The review now asks the local model to always structure feedback as:

overall realism verdict
what looks realistic
what looks suspicious
priority fixes
what to improve next
follow-up validation checks

Useful options:

--mode local to require Ollama explicitly
--model ministral-3:8b or --model ministral
--model ministral-3:3b for lighter machines
--model ministral-3:14b for stronger workstations
--ollama-host http://127.0.0.1:11434 to override the endpoint
--timeout-seconds 120 for slower local hardware
--minimum-grade research_grade to raise or lower the MDMP floor

How Reliability Is Enforced¶

For local robustness, the SDK now does four checks before a real generation call:

verifies that the Ollama HTTP endpoint is reachable
verifies that a compatible local open Ministral 3 model is installed
normalizes common local model aliases to the installed tag
truncates oversized JSON payloads before prompt construction so large run artifacts do not overwhelm local inference
flags too-old Ollama runtimes when they do not meet the minimum version expected for the open Ministral 3 line

If a generation succeeds, the response records the actual resolved model name used by the local backend.

MDMP Guard Behavior¶

The AI assistant does not run on unsigned or insufficiently graded artifacts.

The guard enforces:

signed MDMP verification
minimum grade threshold
hard-coded disclaimer injection on every response

That means the research-only warning is not dependent on the prompt and cannot be removed by changing prompt text alone.

Troubleshooting¶

Ollama Not Reachable¶

Run:

iints ai local-check --model ministral-3:8b

This now checks both basic reachability and a tiny real generation.

If the endpoint is wrong, retry with:

iints ai local-check --model ministral-3:8b --ollama-host http://127.0.0.1:11434

Model Missing¶

Pull the model shown in the error output:

ollama pull ministral-3:8b

Local Inference Is Slow¶

Increase the timeout:

iints ai report results/simulation_run.json \
  --mdmp-cert results/report.signed.mdmp \
  --timeout-seconds 180

If the server disconnects instead of timing out, the model may be too heavy for the machine at that moment. In that case try:

ollama pull ministral-3:3b
iints ai local-check --model ministral-3:3b
iints ai report results/<run_id> --model ministral-3:3b

Large Run Payloads¶

The assistant now clips oversized payloads automatically before sending them to the model. If you want tighter control, pass a smaller JSON summary rather than a full raw run dump.

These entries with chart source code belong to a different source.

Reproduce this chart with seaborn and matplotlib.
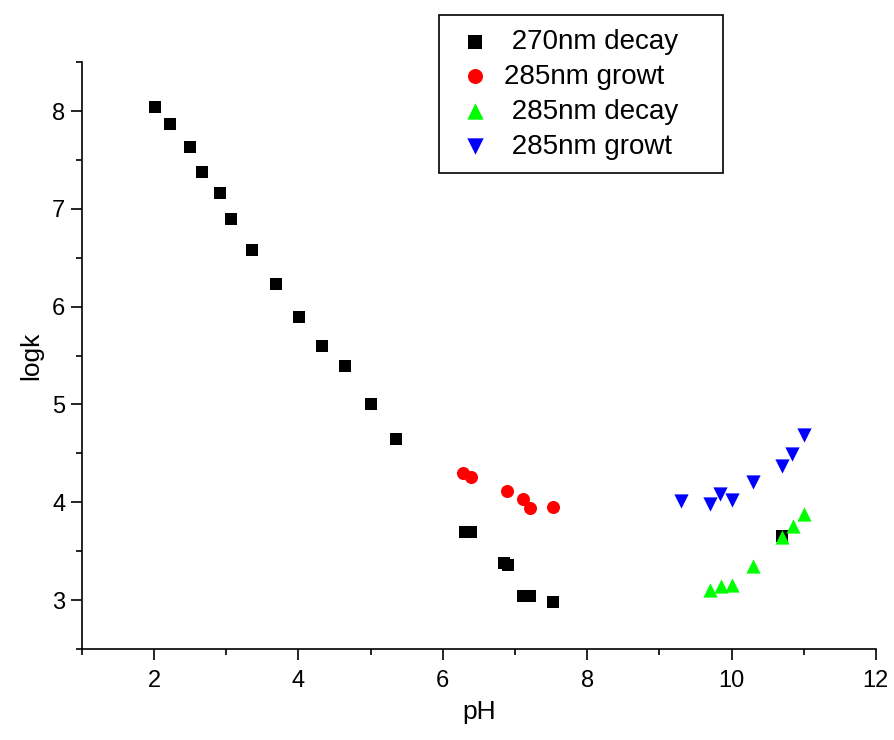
import matplotlib
matplotlib.use("Agg")
import matplotlib.pyplot as plt
from matplotlib.ticker import MultipleLocator
import pandas as pd
import seaborn as sns

# Data
ph_270_decay = [2.01, 2.22, 2.50, 2.66, 2.91, 3.07, 3.35, 3.69, 4.01, 4.33, 4.65, 5.00, 5.35,
                6.31, 6.39, 6.85, 6.90, 7.11, 7.21, 7.52, 10.70]
logk_270_decay = [8.04, 7.87, 7.63, 7.38, 7.16, 6.90, 6.58, 6.23, 5.89, 5.60, 5.39, 5.00, 4.65,
                  3.70, 3.70, 3.38, 3.36, 3.04, 3.04, 2.98, 3.66]

ph_285_growth_a = [6.28, 6.39, 6.89, 7.11, 7.21, 7.52]
logk_285_growth_a = [4.30, 4.26, 4.12, 4.03, 3.94, 3.95]

ph_285_decay = [9.70, 9.85, 10.01, 10.30, 10.70, 10.85, 11.00]
logk_285_decay = [3.10, 3.14, 3.15, 3.35, 3.64, 3.76, 3.88]

ph_285_growth_b = [9.30, 9.70, 9.84, 10.01, 10.30, 10.70, 10.84, 11.00]
logk_285_growth_b = [4.01, 3.98, 4.08, 4.02, 4.21, 4.37, 4.49, 4.69]

# the odd leading spaces are in the original legend too
series = [
    (" 270nm decay    ", ph_270_decay, logk_270_decay, "s", "black", 75),
    ("285nm growt", ph_285_growth_a, logk_285_growth_a, "o", "red", 88),
    (" 285nm decay", ph_285_decay, logk_285_decay, "^", "#00ff00", 105),
    (" 285nm growt", ph_285_growth_b, logk_285_growth_b, "v", "blue", 105),
]

sns.set_style("ticks")
plt.rcParams['font.family'] = ['Liberation Sans', 'DejaVu Sans']
plt.rcParams.update({'text.color': 'black', 'axes.labelcolor': 'black',
                     'xtick.color': 'black', 'ytick.color': 'black'})

fig = plt.figure(figsize=(8.94, 7.40), dpi=100)
ax = fig.add_axes([0.0917, 0.123, 0.888, 0.793])

for label, xs, ys, marker, color, size in series:
    df = pd.DataFrame({'pH': xs, 'logk': ys})
    sns.scatterplot(data=df, x='pH', y='logk', marker=marker, color=color, s=size,
                    linewidth=0, ax=ax, label=label)

ax.set_xlim(1, 12)
ax.set_ylim(2.5, 8.5)
ax.xaxis.set_major_locator(MultipleLocator(2))
ax.xaxis.set_minor_locator(MultipleLocator(1))
ax.yaxis.set_major_locator(MultipleLocator(1))
ax.yaxis.set_minor_locator(MultipleLocator(0.5))
ax.tick_params(which='major', direction='out', length=8, width=1.2, labelsize=17, color='black')
ax.tick_params(which='minor', direction='out', length=4, width=1.2, color='black')
ax.tick_params(axis='x', which='major', pad=7)
ax.tick_params(axis='y', which='major', pad=4)
for side in ['top', 'right']:
    ax.spines[side].set_visible(False)
for side in ['left', 'bottom']:
    ax.spines[side].set_linewidth(1.2)
    ax.spines[side].set_color('black')

ax.set_xlabel('pH', fontsize=19, labelpad=6)
ax.set_ylabel('logk', fontsize=19, labelpad=6)

leg = ax.legend(loc='upper left', bbox_to_anchor=(439 / 894, 1 - 15 / 740),
                bbox_transform=fig.transFigure, borderaxespad=0, fontsize=20,
                frameon=True, fancybox=False, edgecolor='black', framealpha=1,
                labelspacing=0.32, handlelength=1.6, handletextpad=0.25, borderpad=0.5,
                markerscale=1.15)
leg.get_frame().set_linewidth(1.2)

fig.savefig('out.png', dpi=100)
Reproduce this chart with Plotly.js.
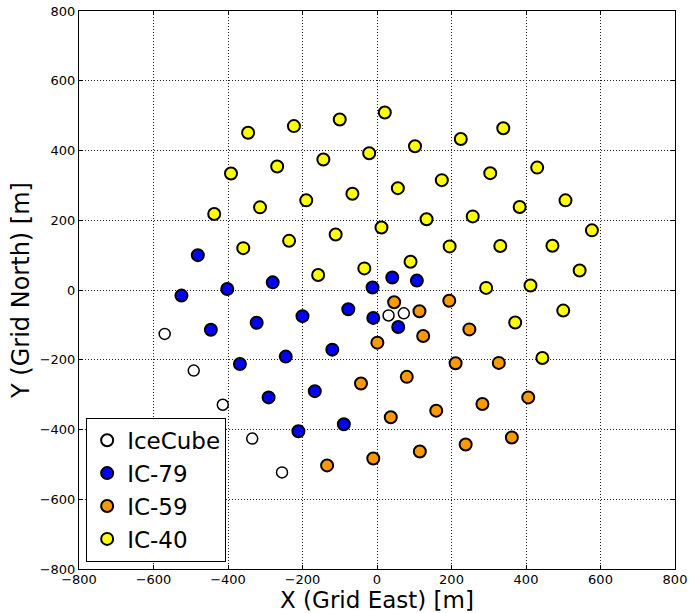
<!DOCTYPE html>
<html>
<head>
<meta charset="utf-8">
<script src="https://cdn.plot.ly/plotly-3.0.1.min.js"></script>
<style>html,body{margin:0;padding:0;background:#fff;}#chart{width:690px;height:613px;}</style>
</head>
<body>
<div id="chart"></div>
<script>
// IceCube strings added in IC-86 (not in IC-79)
const icecubeX = [-570, -492, -414, -335, -255, 31, 72];
const icecubeY = [-126, -231, -329, -426, -523, -73, -67];

// IC-79 strings (not in IC-59)
const ic79X = [-481, -402, -280, -12, -525, 41, 107, -446, -323, -200, -77, -10, 57, -368, -245, -120, -291, -167, -211, -89];
const ic79Y = [100, 3, 22, 7, -16, 36, 27, -114, -94, -75, -55, -80, -106, -212, -191, -171, -308, -290, -405, -385];

// IC-59 strings (not in IC-40)
const ic59X = [1, -43, -134, -10, 46, 114, 194, 124, 248, 211, 327, 80, 406, 283, 159, 37, 362, 238, 115];
const ic59Y = [-151, -268, -503, -483, -35, -61, -31, -132, -113, -210, -209, -249, -308, -327, -346, -365, -423, -443, -463];

// IC-40 strings
const ic40X = [-346, -223, -100, 21, -21, -144, -268, -392, -437, -314, -190, -66, 12, -111, -236, -359, -158, -34,
  102, 225, 339, 56, 174, 304, 430, 133, 257, 383, 506, 577, 195, 331, 471, 544, 90, 293, 412, 371, 500, 444];
const ic40Y = [451, 470, 489, 509, 392, 374, 354, 334, 218, 237, 257, 276, 179, 159, 141, 120, 43, 62,
  412, 433, 464, 292, 315, 335, 351, 203, 211, 238, 257, 171, 125, 126, 127, 56, 81, 6, 13, -93, -59, -195];

const seriesNames = ['IceCube', 'IC-79', 'IC-59', 'IC-40'];
const axisTicks = [-800, -600, -400, -200, 0, 200, 400, 600, 800];

const FONT = 'DejaVu Sans, sans-serif';

function tr(name, x, y, color, size, lw) {
  return {
    type: 'scatter', mode: 'markers', name: name, x: x, y: y,
    marker: {symbol: 'circle', color: color, size: size, line: {color: '#000', width: lw}},
    hoverinfo: 'skip'
  };
}

const data = [
  tr(seriesNames[0], icecubeX, icecubeY, '#ffffff', 11, 1.5),
  tr(seriesNames[1], ic79X, ic79Y, '#0000ff', 12, 2),
  tr(seriesNames[2], ic59X, ic59Y, '#ff9900', 12, 2),
  tr(seriesNames[3], ic40X, ic40Y, '#ffff00', 12, 2)
];

const axisCommon = {
  range: [-800, 800],
  tickmode: 'array',
  tickvals: axisTicks,
  ticks: 'inside',
  ticklen: 4,
  tickwidth: 1,
  tickcolor: '#000',
  mirror: 'allticks',
  showline: true,
  linecolor: '#000',
  linewidth: 1,
  showgrid: true,
  gridcolor: '#222',
  gridwidth: 1,
  griddash: '1px,2px',
  zeroline: false,
  tickfont: {family: FONT, size: 13, color: '#000'},
  fixedrange: true
};

const layout = {
  width: 690, height: 613,
  margin: {l: 79, r: 15, t: 11, b: 44, pad: 0},
  paper_bgcolor: '#fff', plot_bgcolor: '#fff',
  font: {family: FONT, color: '#000'},
  xaxis: Object.assign({}, axisCommon, {
    ticklabelstandoff: -2,
    title: {text: 'X (Grid East) [m]', font: {family: FONT, size: 23, color: '#000'}}
  }),
  yaxis: Object.assign({}, axisCommon, {
    title: {text: 'Y (Grid North) [m]', font: {family: FONT, size: 24, color: '#000'}, standoff: 3}
  }),
  showlegend: true,
  legend: {
    x: 0.012, y: 0.013, xanchor: 'left', yanchor: 'bottom',
    bgcolor: '#fff', bordercolor: '#000', borderwidth: 1,
    font: {family: FONT, size: 23, color: '#000'},
    itemsizing: 'constant',
    tracegroupgap: 0
  }
};

Plotly.newPlot('chart', data, layout, {staticPlot: true, displayModeBar: false});
</script>
</body>
</html>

No `report.signed.mdmp` In My Run Folder¶

That is now expected for a fresh raw run. The easiest fix is:

iints ai prepare results/<run_id>

This creates a local development certificate for AI use when the MDMP extra is available, so you do not have to hand-build step.json and report.signed.mdmp yourself.

`No such command 'ai'`¶

If the CLI says No such command 'ai', the most common cause is a legacy iints package still being installed beside iints-sdk-python35. That older package can shadow the newer SDK command tree.

Run the install doctor:

iints-sdk-doctor

If it reports a package ownership conflict, repair the environment:

python -m pip uninstall -y iints iints-sdk-python35
python -m pip install -U "iints-sdk-python35[full,mdmp]"
hash -r

Then retry:

iints ai models
iints ai local-check --model ministral-3:8b